Aunque es cierto que los calendarios y los relojes sólo son unos instrumentos convencionales que, apoyados en los movimientos cíclicos de nuestro planeta, nos marcan los pasos en los que dividimos el correr continuo de la biografía humana, pienso que podríamos aprovechar estos cambios de fechas para reflexionar sobre nuestra personal manera de afrontar nuestro peculiar fluir vital y, de una manera más concreta, para examinar la forma con la que vamos alargando y alimentado nuestra existencia humana.

Estoy convencido de que sería útil que, de vez en cuando, invirtiéramos algún tiempo en preparar la vejez, esa etapa de la vida que, por lo visto, cada vez es más larga y que, incluso, puede ser la más grata y la más fecunda.
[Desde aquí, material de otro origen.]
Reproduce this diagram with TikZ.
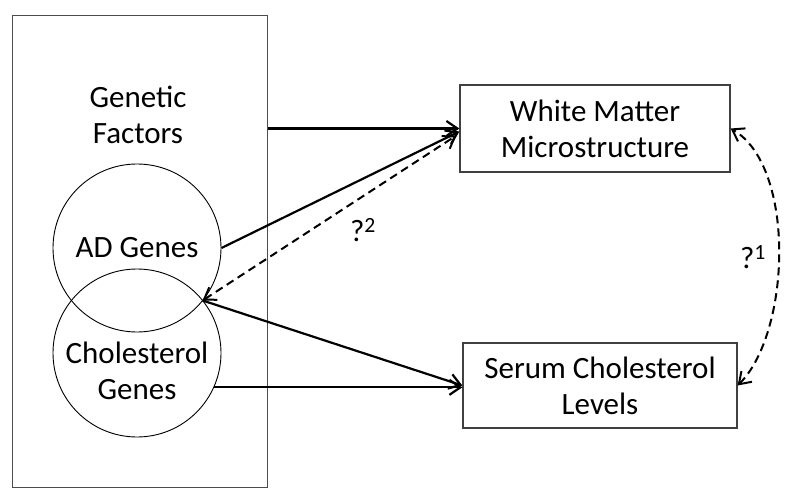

El arte de envejecer tiene mucho que ver con la habilidad de crecer y, por lo tanto, con la destreza de cambiar. Esta afirmación teórica tan obvia a primera vista suele ser, sin embargo, escasamente tenida en cuenta en nuestra práctica cotidiana. Con frecuencia repetimos como un elogio que conservarse bien es mantener la juventud y, a veces, la niñez, de una manera indefinida: «Por ti no pasan los años» o «estás igual que cuando estudiábamos en la Facultad» son unas frases que repetimos con tonos y con intenciones elogiosos.

Nosotros pensamos que sabe envejecer quien, en vez de permanecer inmóvil en la endeblez y en la inconsciencia de la infancia, en las ilusiones y en el empuje de la juventud, y en la estabilidad y en la firmeza de la madurez, sigue caminando, aunque tenga que alterar el ritmo y la dirección de sus pasos.

De la misma manera que nos resultan cómicas las imágenes de los ancianos ataviados con los vestidos que El Corte Inglés propone para la vuelta al cole de los niños de diez años, también nos provoca cierta risa benévola aquellos que emplean palabras impropias de su edad o los que adoptan actitudes juveniles cuando ya han atravesado el ecuador de sus vidas.

Pero hemos de reconocer que resulta aún más divertido y, al mismo tiempo, más triste, observar a quienes, presumiendo de que no siguen los dictados de las cambiantes modas, se aferran a los modos de sus ya lejanas adolescencias. Son unos comportamientos contraproducentes porque, en realidad, lo que consiguen es autoparodiarse. Convencidos de que «todo tiempo pasado fue mejor» han parado el reloj sin advertir que el tiempo seguía discurriendo de manera inexorable.

En mi opinión, esta actitud inmovilista puede ser un síntoma elocuente, más que de vejez, de un deterioro patológico mental y, quizás, el anuncio de una muerte social más o menos próxima. Pero lo peor es cuando ese parón se produce en una edad en la que biológicamente somos aún jóvenes.

Desconectar del espacio circundante o alejarse del tiempo actual es renunciar a vivir la propia vida.

La marcha imparable de la edad, el cercano aliento de la enfermedad o la proximidad siempre inmediata de la muerte nos debería inducir, a mi juicio, a deleitarnos con una simple bocanada de aire puro, con la lectura reposada de un libro interesante, con la escucha relajada de una melodía o con una distendida conversación.

El paso imparable del tiempo nos enseña a leer la vida con nuevos ojos y a comprobar cómo, simplemente, respirar con libertad puede ser el logro de un ansia suprema y el disfrute de un placer intenso.

Felicidades, queridos lectores: os respeto, os quiero y os estoy agradecido.